(TASK OBJECTIVE) Starting at the top of the entries below, write out each line up to and including the one containing "const plain = (d) => String(d);". Leave the pictures out.
┌─ DATA SHOWN
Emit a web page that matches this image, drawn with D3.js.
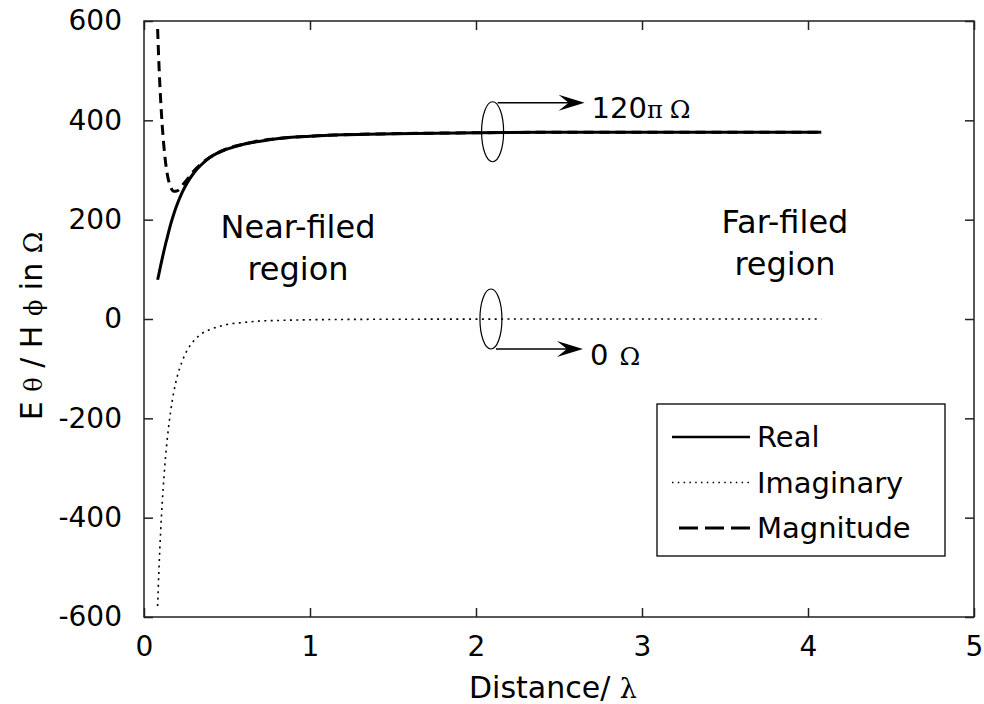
<!DOCTYPE html>
<html>
<head>
<meta charset="utf-8">
<script src="https://cdn.jsdelivr.net/npm/d3@7"></script>
<style>
	html, body { margin: 0; padding: 0; background: #fff; }
	#chart { width: 984px; height: 704px; }
</style>
</head>
<body>
<div id="chart"></div>
<script>
//data
const distance = [0.082, 0.09, 0.1, 0.11, 0.12, 0.13, 0.14, 0.16, 0.18, 0.2, 0.23, 0.26, 0.3, 0.35, 0.4, 0.5, 0.6, 0.7, 0.8, 1.0, 1.2, 1.5, 2.0, 2.5, 3.0, 3.5, 4.08];
const realPart = [79, 91, 107, 122, 137, 151, 164, 190, 212, 231, 255, 274, 294, 312, 326, 342, 352, 358, 363, 368, 371, 373, 375, 376, 376, 376, 376];
const imagPart = [-578, -505, -430, -369, -319, -277, -242, -187, -146, -116, -85, -63, -44, -29, -21, -11, -7, -4, -3, -1.5, -0.9, -0.5, -0.2, -0.1, -0.1, 0, 0];
const magnitude = [584, 513, 443, 389, 347, 315, 292, 266, 257, 258, 269, 281, 298, 314, 326, 343, 352, 359, 363, 368, 371, 373, 375, 376, 376, 376, 376];

const xTicks = [0, 1, 2, 3, 4, 5];
const yTicks = [-600, -400, -200, 0, 200, 400, 600];
const seriesNames = ['Real', 'Imaginary', 'Magnitude'];

render();

function render() {
	let props = {
		width: 984,
		height: 704,
		left: 144,
		right: 974,
		top: 21,
		bottom: 617,
		font: '"DejaVu Sans", sans-serif',
		greek: '"DejaVu Serif", serif',
	};
	createVisualization(d3.select('#chart'), props);
}

function createVisualization(container, props) {
	let { width, height, left, right, top, bottom, font, greek } = props;

	const x = d3.scaleLinear().domain([0, 5]).range([left, right]);
	const y = d3.scaleLinear().domain([-600, 600]).range([bottom, top]);
	const tickLen = 9;
	const axisColor = '#222';
	const plain = (d) => String(d);

	let svg = container
		.append('svg')
		.attr('width', width)
		.attr('height', height)
		.style('font-family', font);

	svg.append('defs')
		.append('clipPath')
		.attr('id', 'plot-clip')
		.append('rect')
		.attr('x', left)
		.attr('y', top)
		.attr('width', right - left)
		.attr('height', bottom - top);

	//axes, ticks inward on all sides
	let axes = svg.append('g').attr('class', 'axes');

	axes.append('g')
		.attr('transform', translation(0, bottom))
		.call(d3.axisBottom(x).tickValues(xTicks).tickSizeInner(-tickLen).tickSizeOuter(0).tickPadding(19).tickFormat(plain));
	axes.append('g')
		.attr('transform', translation(0, top))
		.call(d3.axisTop(x).tickValues(xTicks).tickSizeInner(-tickLen).tickSizeOuter(0).tickFormat(''));
	axes.append('g')
		.attr('transform', translation(left, 0))
		.call(d3.axisLeft(y).tickValues(yTicks).tickSizeInner(-tickLen).tickSizeOuter(0).tickPadding(22).tickFormat(plain));
	axes.append('g')
		.attr('transform', translation(right, 0))
		.call(d3.axisRight(y).tickValues(yTicks).tickSizeInner(-tickLen).tickSizeOuter(0).tickFormat(''));

	axes.selectAll('.domain').remove();
	axes.selectAll('.tick line').attr('stroke', axisColor).attr('stroke-width', 1.5);
	axes.selectAll('.tick text')
		.attr('font-family', font)
		.attr('font-size', 28)
		.attr('fill', '#000');

	axes.append('rect')
		.attr('x', left)
		.attr('y', top)
		.attr('width', right - left)
		.attr('height', bottom - top)
		.attr('fill', 'none')
		.attr('stroke', axisColor)
		.attr('stroke-width', 1.5);

	//axis titles
	svg.append('text')
		.attr('x', 553)
		.attr('y', 698)
		.attr('text-anchor', 'middle')
		.attr('font-size', 30)
		.call((t) => {
			t.append('tspan').text('Distance/ ');
			t.append('tspan').attr('font-family', greek).attr('font-size', 27).text('λ');
		});

	svg.append('text')
		.attr('transform', `${translation(42, 326)} rotate(-90)`)
		.attr('text-anchor', 'middle')
		.attr('font-size', 30)
		.call((t) => {
			t.append('tspan').text('E ');
			t.append('tspan').attr('font-family', greek).attr('font-size', 24).text('θ');
			t.append('tspan').text(' / H ');
			t.append('tspan').attr('font-family', greek).attr('font-size', 24).text('ϕ');
			t.append('tspan').text(' in ');
			t.append('tspan').attr('font-family', greek).attr('font-size', 26).text('Ω');
		});

	//series
	const series = [
		{ name: seriesNames[0], values: realPart, width: 3, dash: null },
		{ name: seriesNames[1], values: imagPart, width: 1.6, dash: '2,4.4' },
		{ name: seriesNames[2], values: magnitude, width: 3, dash: '10,6' },
	];

	let line = d3
		.line()
		.curve(d3.curveMonotoneX)
		.x((d) => x(d[0]))
		.y((d) => y(d[1]));

	svg.append('g')
		.attr('clip-path', 'url(#plot-clip)')
		.selectAll('path')
		.data(series)
		.enter()
		.append('path')
		.attr('d', (s) => line(distance.map((dx, i) => [dx, s.values[i]])))
		.attr('fill', 'none')
		.attr('stroke', '#000')
		.attr('stroke-width', (s) => s.width)
		.attr('stroke-dasharray', (s) => s.dash);

	//annotations
	let notes = svg.append('g').attr('class', 'notes');

	function marker(cx, cy, fromTop, label) {
		notes.append('ellipse')
			.attr('cx', cx)
			.attr('cy', cy)
			.attr('rx', 11)
			.attr('ry', 30)
			.attr('fill', 'none')
			.attr('stroke', '#000')
			.attr('stroke-width', 1.2);
		let ay = fromTop ? cy - 29 : cy + 30;
		let x0 = cx + 5;
		let x1 = cx + 92;
		notes.append('line')
			.attr('x1', x0)
			.attr('y1', ay)
			.attr('x2', x1 - 8)
			.attr('y2', ay)
			.attr('stroke', '#000')
			.attr('stroke-width', 1.4);
		notes.append('path')
			.attr('d', `M${x1},${ay} L${x1 - 26},${ay - 8} L${x1 - 16},${ay} L${x1 - 26},${ay + 8} Z`)
			.attr('fill', '#000');
		let text = notes.append('text')
			.attr('x', x1 + 7)
			.attr('y', ay + (fromTop ? 15 : 16))
			.attr('font-size', 29);
		label(text);
	}

	marker(x(2.1), y(377), true, (t) => {
		t.append('tspan').text('120');
		t.append('tspan').attr('font-family', greek).attr('font-size', 24).text('π');
		t.append('tspan').attr('font-family', greek).attr('font-size', 25).attr('dx', 7).text('Ω');
	});
	marker(x(2.09), y(0), false, (t) => {
		t.append('tspan').text('0');
		t.append('tspan').attr('font-family', greek).attr('font-size', 25).attr('dx', 11).text('Ω');
	});

	const regions = [
		{ lines: ['Near-filed', 'region'], cx: 298, y0: 238 },
		{ lines: ['Far-filed', 'region'], cx: 785, y0: 233 },
	];
	regions.forEach((r) => {
		r.lines.forEach((l, i) => {
			notes.append('text')
				.attr('x', r.cx)
				.attr('y', r.y0 + i * 42)
				.attr('text-anchor', 'middle')
				.attr('font-size', 32)
				.text(l);
		});
	});

	//legend
	let legend = svg.append('g').attr('class', 'legend').attr('transform', translation(657, 404));
	legend.append('rect')
		.attr('width', 288)
		.attr('height', 152)
		.attr('fill', '#fff')
		.attr('stroke', '#000')
		.attr('stroke-width', 1.3);

	const legendStyles = [
		{ width: 2.4, dash: null, x1: 15 },
		{ width: 1.3, dash: '1.5,4.3', x1: 15 },
		{ width: 2.8, dash: '19,7', x1: 22 },
	];

	let item = legend
		.selectAll('.item')
		.data(series)
		.enter()
		.append('g')
		.attr('class', 'item')
		.attr('transform', (d, i) => translation(0, 33 + i * 45.5));

	item.append('line')
		.attr('x1', (d, i) => legendStyles[i].x1)
		.attr('x2', 93)
		.attr('stroke', '#000')
		.attr('stroke-width', (d, i) => legendStyles[i].width)
		.attr('stroke-dasharray', (d, i) => legendStyles[i].dash);

	item.append('text')
		.attr('x', 100)
		.attr('dy', '0.36em')
		.attr('font-size', 29)
		.text((d) => d.name);
}

//utils
function translation(x, y) {
	return `translate(${x}, ${y})`;
}
</script>
</body>
</html>
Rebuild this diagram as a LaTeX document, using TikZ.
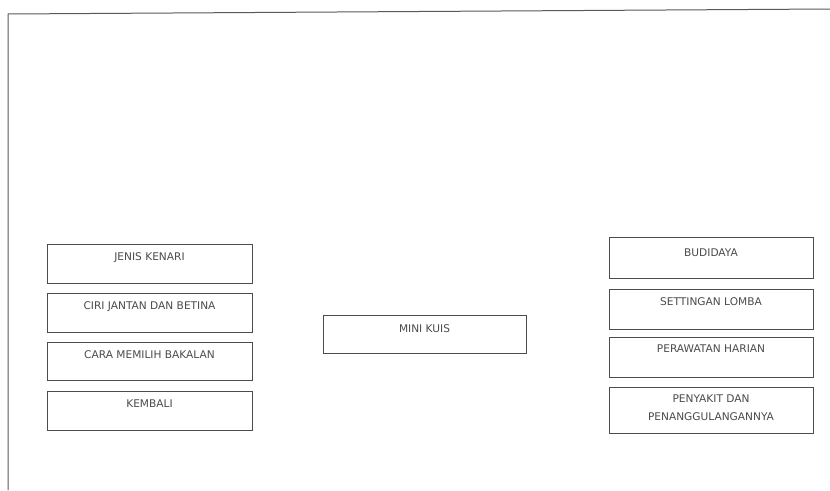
\documentclass[tikz,border=0pt]{standalone}
\usepackage{fontspec}
\setmainfont{DejaVu Sans}
\begin{document}
\begin{tikzpicture}[x=1pt,y=-1pt,
  menubox/.style={draw=black!70, line width=1pt, fill=white},
  menutext/.style={text=black!70, font=\fontsize{10.6}{18}\selectfont, align=center, inner sep=0pt},
  frameline/.style={draw=black!65, line width=1pt}]
\useasboundingbox (0,0) rectangle (830,490);
\coordinate (ftl) at (8,14);
\coordinate (ftr) at (830,9);
\coordinate (fbl) at (8,490);
\draw[frameline] (ftr) -- (ftl) -- (fbl);
% left column
\draw[menubox] (47,244) rectangle (252,283);
\node[menutext] (jenis) at (149.5,258) {JENIS KENARI};
\draw[menubox] (47,293) rectangle (252,332);
\node[menutext] (ciri) at (149.5,307) {CIRI JANTAN DAN BETINA};
\draw[menubox] (47,342) rectangle (252,380);
\node[menutext] (cara) at (149.5,355) {CARA MEMILIH BAKALAN};
\draw[menubox] (47,391) rectangle (252,430);
\node[menutext] (kembali) at (149.5,404) {KEMBALI};
% centre
\draw[menubox] (323,315) rectangle (526,353);
\node[menutext] (kuis) at (424.5,329) {MINI KUIS};
% right column
\draw[menubox] (609,237) rectangle (813,278);
\node[menutext] (budidaya) at (711,253) {BUDIDAYA};
\draw[menubox] (609,289) rectangle (813,329);
\node[menutext] (lomba) at (711,302) {SETTINGAN LOMBA};
\draw[menubox] (609,337) rectangle (813,377);
\node[menutext] (rawat) at (711,349) {PERAWATAN HARIAN};
\draw[menubox] (609,387) rectangle (813,433);
\node[menutext] (penyakit) at (711,408) {PENYAKIT DAN\\PENANGGULANGANNYA};
\end{tikzpicture}
\end{document}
└─
(SOLUTION TO THIS TASK)
Emit a web page that matches this image, drawn with D3.js.
<!DOCTYPE html>
<html>
<head>
<meta charset="utf-8">
<script src="https://cdn.jsdelivr.net/npm/d3@7"></script>
<style>
	html, body { margin: 0; padding: 0; background: #fff; }
	#chart { width: 984px; height: 704px; }
</style>
</head>
<body>
<div id="chart"></div>
<script>
//data
const distance = [0.082, 0.09, 0.1, 0.11, 0.12, 0.13, 0.14, 0.16, 0.18, 0.2, 0.23, 0.26, 0.3, 0.35, 0.4, 0.5, 0.6, 0.7, 0.8, 1.0, 1.2, 1.5, 2.0, 2.5, 3.0, 3.5, 4.08];
const realPart = [79, 91, 107, 122, 137, 151, 164, 190, 212, 231, 255, 274, 294, 312, 326, 342, 352, 358, 363, 368, 371, 373, 375, 376, 376, 376, 376];
const imagPart = [-578, -505, -430, -369, -319, -277, -242, -187, -146, -116, -85, -63, -44, -29, -21, -11, -7, -4, -3, -1.5, -0.9, -0.5, -0.2, -0.1, -0.1, 0, 0];
const magnitude = [584, 513, 443, 389, 347, 315, 292, 266, 257, 258, 269, 281, 298, 314, 326, 343, 352, 359, 363, 368, 371, 373, 375, 376, 376, 376, 376];

const xTicks = [0, 1, 2, 3, 4, 5];
const yTicks = [-600, -400, -200, 0, 200, 400, 600];
const seriesNames = ['Real', 'Imaginary', 'Magnitude'];

render();

function render() {
	let props = {
		width: 984,
		height: 704,
		left: 144,
		right: 974,
		top: 21,
		bottom: 617,
		font: '"DejaVu Sans", sans-serif',
		greek: '"DejaVu Serif", serif',
	};
	createVisualization(d3.select('#chart'), props);
}

function createVisualization(container, props) {
	let { width, height, left, right, top, bottom, font, greek } = props;

	const x = d3.scaleLinear().domain([0, 5]).range([left, right]);
	const y = d3.scaleLinear().domain([-600, 600]).range([bottom, top]);
	const tickLen = 9;
	const axisColor = '#222';
	const plain = (d) => String(d);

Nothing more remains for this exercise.